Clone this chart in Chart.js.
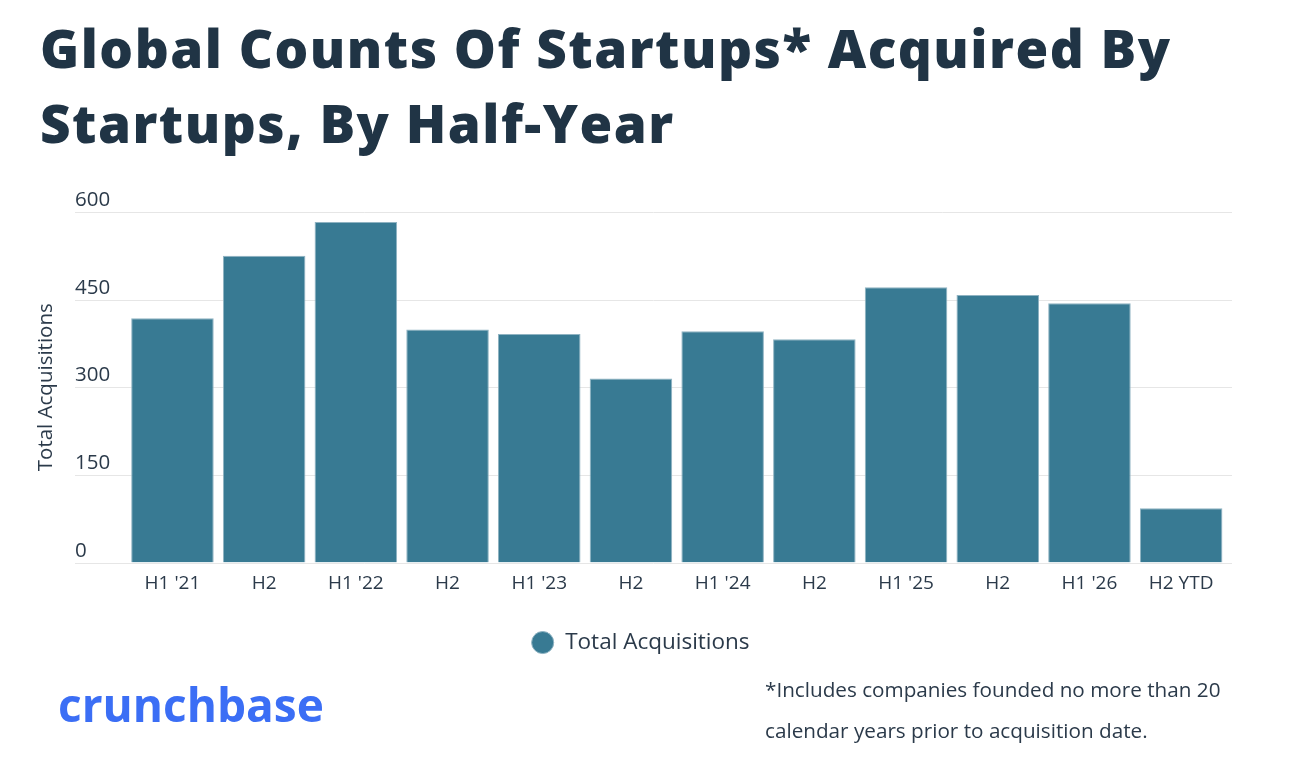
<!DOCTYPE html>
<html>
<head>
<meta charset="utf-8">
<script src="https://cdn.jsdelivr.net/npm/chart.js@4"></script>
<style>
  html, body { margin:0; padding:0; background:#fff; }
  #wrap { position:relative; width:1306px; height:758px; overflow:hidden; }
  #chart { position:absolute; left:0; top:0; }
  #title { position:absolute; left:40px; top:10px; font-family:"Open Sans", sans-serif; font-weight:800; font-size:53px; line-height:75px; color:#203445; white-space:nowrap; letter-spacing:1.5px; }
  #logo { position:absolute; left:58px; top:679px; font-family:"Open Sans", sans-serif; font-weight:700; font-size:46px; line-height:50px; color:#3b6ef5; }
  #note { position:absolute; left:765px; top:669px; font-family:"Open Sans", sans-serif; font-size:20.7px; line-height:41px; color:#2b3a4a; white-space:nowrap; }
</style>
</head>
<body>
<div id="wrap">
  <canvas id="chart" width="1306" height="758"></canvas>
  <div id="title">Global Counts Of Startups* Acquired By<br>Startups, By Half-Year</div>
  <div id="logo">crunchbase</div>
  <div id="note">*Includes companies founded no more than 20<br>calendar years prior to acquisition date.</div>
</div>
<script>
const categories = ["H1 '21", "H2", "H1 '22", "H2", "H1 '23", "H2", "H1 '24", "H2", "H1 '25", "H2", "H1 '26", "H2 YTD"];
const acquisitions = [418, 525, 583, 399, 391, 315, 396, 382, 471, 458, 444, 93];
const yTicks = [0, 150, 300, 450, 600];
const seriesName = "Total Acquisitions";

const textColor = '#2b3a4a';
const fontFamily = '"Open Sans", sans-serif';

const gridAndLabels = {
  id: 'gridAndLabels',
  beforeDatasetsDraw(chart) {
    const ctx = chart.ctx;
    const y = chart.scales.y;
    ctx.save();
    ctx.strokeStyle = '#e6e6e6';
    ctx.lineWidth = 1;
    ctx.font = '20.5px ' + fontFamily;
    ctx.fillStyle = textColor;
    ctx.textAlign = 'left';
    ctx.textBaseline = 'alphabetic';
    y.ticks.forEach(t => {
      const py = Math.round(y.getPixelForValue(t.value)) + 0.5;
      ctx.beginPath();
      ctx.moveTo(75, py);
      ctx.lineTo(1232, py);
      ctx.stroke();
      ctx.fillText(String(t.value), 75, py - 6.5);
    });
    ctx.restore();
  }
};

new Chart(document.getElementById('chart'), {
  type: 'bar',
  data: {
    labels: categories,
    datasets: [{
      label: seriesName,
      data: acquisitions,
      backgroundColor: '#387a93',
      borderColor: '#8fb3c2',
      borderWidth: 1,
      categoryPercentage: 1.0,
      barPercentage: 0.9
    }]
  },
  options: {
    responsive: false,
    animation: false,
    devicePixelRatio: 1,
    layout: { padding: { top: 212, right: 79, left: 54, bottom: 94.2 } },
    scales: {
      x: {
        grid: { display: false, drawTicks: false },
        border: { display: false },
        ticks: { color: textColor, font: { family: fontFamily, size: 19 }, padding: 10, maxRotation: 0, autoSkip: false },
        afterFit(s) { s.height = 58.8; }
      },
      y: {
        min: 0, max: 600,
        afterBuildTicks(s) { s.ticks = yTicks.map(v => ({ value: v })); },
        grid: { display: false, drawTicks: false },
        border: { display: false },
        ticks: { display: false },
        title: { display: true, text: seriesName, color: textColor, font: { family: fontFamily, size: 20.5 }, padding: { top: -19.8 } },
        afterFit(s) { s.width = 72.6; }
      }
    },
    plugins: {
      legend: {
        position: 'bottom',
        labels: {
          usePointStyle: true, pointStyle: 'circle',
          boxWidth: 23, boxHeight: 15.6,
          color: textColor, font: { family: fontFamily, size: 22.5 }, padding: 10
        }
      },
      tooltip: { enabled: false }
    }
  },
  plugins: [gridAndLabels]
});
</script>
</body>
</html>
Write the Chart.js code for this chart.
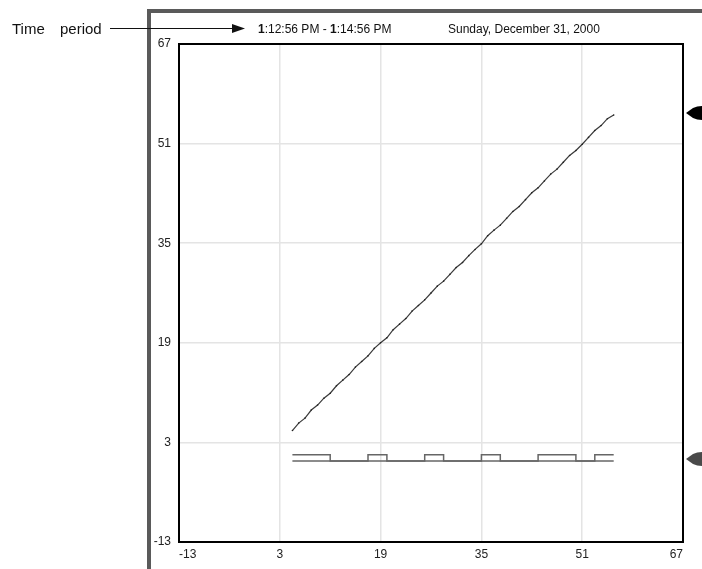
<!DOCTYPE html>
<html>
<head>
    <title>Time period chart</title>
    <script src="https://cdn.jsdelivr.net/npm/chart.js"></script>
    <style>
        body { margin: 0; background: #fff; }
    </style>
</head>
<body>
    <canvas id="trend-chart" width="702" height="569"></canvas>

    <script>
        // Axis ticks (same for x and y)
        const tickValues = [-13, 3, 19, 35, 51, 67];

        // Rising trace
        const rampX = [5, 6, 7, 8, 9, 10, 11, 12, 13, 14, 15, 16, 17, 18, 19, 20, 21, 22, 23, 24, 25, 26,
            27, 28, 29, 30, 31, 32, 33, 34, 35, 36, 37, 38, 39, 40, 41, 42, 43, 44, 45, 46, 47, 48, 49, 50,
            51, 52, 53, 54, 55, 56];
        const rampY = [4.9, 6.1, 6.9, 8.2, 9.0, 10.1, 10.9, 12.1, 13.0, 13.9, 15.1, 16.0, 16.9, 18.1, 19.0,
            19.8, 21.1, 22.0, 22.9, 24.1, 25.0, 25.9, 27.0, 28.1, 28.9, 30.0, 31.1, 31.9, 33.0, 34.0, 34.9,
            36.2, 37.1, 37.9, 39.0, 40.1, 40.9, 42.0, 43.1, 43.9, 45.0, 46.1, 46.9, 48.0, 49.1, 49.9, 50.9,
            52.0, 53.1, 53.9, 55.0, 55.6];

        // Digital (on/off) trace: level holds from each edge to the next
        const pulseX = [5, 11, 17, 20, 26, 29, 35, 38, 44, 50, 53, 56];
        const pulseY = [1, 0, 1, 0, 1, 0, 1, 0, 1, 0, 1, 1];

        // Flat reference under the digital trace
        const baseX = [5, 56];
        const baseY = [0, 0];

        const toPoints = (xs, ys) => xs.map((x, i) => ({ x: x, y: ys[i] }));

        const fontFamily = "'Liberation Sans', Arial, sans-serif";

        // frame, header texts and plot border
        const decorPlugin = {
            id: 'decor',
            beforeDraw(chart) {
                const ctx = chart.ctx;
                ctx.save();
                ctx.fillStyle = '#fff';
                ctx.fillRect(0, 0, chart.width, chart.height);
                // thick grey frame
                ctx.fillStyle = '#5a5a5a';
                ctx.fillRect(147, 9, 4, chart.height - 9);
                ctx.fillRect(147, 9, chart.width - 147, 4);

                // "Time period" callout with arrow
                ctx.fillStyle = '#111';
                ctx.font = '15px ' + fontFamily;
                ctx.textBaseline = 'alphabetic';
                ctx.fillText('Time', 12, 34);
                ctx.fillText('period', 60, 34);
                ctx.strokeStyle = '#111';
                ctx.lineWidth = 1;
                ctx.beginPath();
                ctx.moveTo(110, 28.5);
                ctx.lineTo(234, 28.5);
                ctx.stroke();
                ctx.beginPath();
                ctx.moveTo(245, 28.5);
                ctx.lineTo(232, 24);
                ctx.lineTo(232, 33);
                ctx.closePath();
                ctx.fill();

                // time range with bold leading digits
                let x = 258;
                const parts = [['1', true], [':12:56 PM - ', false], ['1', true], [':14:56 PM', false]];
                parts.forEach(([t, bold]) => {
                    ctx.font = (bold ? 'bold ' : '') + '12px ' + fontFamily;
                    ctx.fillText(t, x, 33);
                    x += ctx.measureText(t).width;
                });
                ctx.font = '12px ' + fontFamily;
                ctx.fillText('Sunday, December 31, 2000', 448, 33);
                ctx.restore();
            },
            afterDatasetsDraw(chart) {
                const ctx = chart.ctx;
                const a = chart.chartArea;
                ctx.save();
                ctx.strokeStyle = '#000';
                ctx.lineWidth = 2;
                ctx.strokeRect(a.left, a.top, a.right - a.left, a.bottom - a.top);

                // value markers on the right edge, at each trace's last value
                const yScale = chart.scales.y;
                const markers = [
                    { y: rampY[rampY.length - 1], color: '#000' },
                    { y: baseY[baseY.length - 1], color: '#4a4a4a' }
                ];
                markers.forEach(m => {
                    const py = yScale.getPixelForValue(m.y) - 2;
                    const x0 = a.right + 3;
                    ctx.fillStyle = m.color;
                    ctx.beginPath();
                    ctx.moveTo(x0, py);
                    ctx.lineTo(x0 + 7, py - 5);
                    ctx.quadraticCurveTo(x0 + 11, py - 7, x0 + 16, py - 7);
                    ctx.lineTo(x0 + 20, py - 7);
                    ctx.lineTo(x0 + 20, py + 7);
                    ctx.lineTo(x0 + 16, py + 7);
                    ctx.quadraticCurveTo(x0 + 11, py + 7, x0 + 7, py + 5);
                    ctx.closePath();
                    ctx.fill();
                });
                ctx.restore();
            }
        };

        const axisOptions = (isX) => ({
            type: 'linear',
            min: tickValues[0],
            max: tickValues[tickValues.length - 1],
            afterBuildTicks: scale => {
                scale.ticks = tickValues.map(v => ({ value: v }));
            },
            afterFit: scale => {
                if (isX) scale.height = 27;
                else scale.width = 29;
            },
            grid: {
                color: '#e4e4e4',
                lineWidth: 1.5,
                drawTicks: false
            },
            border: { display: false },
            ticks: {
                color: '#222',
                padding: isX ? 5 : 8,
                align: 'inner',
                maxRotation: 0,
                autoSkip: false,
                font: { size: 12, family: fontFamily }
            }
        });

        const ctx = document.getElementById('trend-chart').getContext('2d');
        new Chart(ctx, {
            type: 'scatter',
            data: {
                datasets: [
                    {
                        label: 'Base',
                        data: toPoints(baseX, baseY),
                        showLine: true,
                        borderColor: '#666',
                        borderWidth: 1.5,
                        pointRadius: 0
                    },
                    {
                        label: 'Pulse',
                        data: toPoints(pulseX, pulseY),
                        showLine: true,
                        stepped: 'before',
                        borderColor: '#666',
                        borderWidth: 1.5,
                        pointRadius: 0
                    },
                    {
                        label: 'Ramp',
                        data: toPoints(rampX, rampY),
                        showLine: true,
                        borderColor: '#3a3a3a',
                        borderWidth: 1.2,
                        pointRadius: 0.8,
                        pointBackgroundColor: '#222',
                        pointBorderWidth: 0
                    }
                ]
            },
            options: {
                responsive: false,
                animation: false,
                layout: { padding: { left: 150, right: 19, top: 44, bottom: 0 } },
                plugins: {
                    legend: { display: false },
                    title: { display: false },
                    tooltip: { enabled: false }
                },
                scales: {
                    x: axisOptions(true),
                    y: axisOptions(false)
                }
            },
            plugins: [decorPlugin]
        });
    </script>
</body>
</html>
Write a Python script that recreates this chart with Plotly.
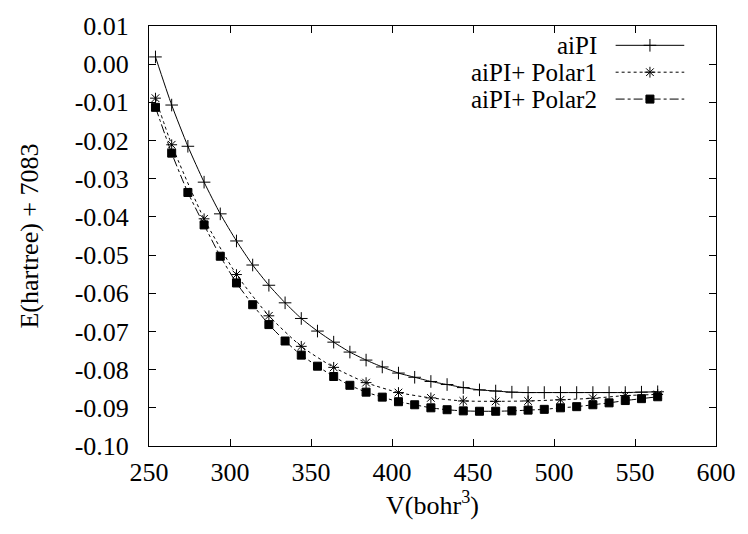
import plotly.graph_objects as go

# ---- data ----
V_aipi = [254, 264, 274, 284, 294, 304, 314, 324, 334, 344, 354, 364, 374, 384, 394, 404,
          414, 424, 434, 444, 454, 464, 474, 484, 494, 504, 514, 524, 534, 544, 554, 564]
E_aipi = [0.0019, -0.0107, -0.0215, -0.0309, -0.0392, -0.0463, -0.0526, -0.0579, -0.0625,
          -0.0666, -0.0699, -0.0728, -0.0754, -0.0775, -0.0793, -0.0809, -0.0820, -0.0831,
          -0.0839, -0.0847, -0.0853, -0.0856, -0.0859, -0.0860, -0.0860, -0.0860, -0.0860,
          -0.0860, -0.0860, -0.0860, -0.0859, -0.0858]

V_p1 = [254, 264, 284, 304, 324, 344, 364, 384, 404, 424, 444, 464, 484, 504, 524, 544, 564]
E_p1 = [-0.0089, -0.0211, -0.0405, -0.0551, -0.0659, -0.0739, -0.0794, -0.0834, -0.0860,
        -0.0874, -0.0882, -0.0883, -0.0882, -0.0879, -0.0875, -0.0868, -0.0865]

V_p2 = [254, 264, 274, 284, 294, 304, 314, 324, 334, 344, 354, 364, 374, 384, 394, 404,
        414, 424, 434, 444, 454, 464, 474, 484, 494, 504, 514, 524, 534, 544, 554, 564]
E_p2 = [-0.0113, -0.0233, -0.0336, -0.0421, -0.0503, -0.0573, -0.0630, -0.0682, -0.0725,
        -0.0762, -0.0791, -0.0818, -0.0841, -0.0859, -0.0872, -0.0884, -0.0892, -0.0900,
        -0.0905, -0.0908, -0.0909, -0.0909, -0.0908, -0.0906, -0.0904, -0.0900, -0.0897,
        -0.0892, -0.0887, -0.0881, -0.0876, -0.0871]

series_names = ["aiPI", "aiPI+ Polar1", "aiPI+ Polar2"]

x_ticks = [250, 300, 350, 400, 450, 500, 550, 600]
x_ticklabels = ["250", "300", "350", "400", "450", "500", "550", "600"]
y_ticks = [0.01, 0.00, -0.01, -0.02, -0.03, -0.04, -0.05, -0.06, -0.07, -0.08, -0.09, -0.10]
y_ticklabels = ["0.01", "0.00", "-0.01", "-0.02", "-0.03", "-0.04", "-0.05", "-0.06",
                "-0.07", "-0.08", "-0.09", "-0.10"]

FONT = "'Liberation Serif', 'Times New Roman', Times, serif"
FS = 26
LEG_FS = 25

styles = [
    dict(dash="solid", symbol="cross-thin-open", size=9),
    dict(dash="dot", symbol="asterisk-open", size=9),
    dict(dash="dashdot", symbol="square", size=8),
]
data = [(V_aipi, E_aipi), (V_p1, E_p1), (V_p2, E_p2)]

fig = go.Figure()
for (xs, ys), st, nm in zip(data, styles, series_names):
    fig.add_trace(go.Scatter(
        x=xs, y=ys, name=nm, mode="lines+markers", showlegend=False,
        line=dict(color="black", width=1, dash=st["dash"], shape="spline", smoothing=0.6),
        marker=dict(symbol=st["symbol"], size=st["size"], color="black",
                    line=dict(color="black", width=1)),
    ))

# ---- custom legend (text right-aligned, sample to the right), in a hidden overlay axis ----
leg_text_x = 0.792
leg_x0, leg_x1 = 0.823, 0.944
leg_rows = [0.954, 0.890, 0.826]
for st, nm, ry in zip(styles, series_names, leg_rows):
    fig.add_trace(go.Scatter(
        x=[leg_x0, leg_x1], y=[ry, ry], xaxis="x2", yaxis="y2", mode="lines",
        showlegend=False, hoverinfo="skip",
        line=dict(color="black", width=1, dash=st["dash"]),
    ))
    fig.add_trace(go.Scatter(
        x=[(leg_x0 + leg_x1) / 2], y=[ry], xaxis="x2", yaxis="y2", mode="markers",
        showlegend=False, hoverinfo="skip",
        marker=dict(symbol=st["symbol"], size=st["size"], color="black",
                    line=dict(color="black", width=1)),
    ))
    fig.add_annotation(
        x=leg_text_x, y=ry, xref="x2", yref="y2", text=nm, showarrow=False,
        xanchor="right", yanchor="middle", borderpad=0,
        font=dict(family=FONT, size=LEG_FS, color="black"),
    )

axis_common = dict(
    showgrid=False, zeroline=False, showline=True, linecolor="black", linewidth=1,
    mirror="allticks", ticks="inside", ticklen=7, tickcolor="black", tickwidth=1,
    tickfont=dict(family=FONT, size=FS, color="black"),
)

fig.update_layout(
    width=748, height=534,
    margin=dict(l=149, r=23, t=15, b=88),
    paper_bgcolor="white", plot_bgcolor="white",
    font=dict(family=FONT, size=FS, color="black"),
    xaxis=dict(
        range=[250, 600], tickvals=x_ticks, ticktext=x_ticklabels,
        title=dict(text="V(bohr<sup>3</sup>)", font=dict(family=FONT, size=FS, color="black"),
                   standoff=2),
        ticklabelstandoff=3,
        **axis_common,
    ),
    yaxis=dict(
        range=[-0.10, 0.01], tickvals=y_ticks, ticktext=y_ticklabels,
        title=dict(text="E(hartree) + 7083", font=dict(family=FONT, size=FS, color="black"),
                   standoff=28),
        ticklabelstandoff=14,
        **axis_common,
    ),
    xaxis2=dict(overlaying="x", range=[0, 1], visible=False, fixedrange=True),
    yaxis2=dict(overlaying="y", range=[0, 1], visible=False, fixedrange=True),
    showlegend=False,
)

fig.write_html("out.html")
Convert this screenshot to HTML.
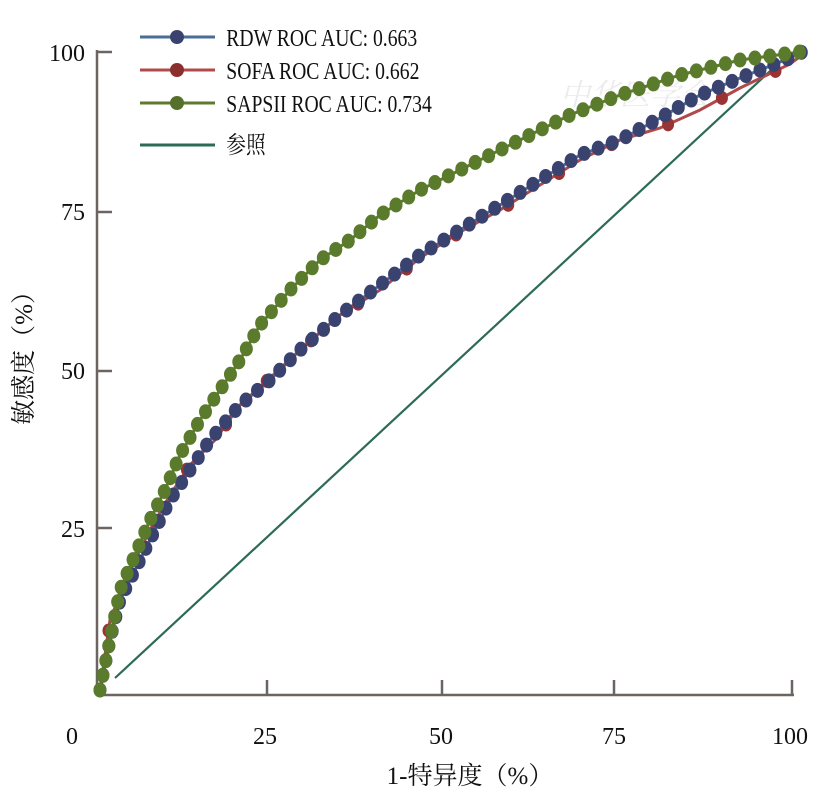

## WHAT YOU ARE ASKED TO DO
Show the lines of the data that hold the word "with".

## SOLUTION TO THE EXERCISE
                // "Time period" callout with arrow
                // time range with bold leading digits
Write a Python script that recreates this chart with Plotly.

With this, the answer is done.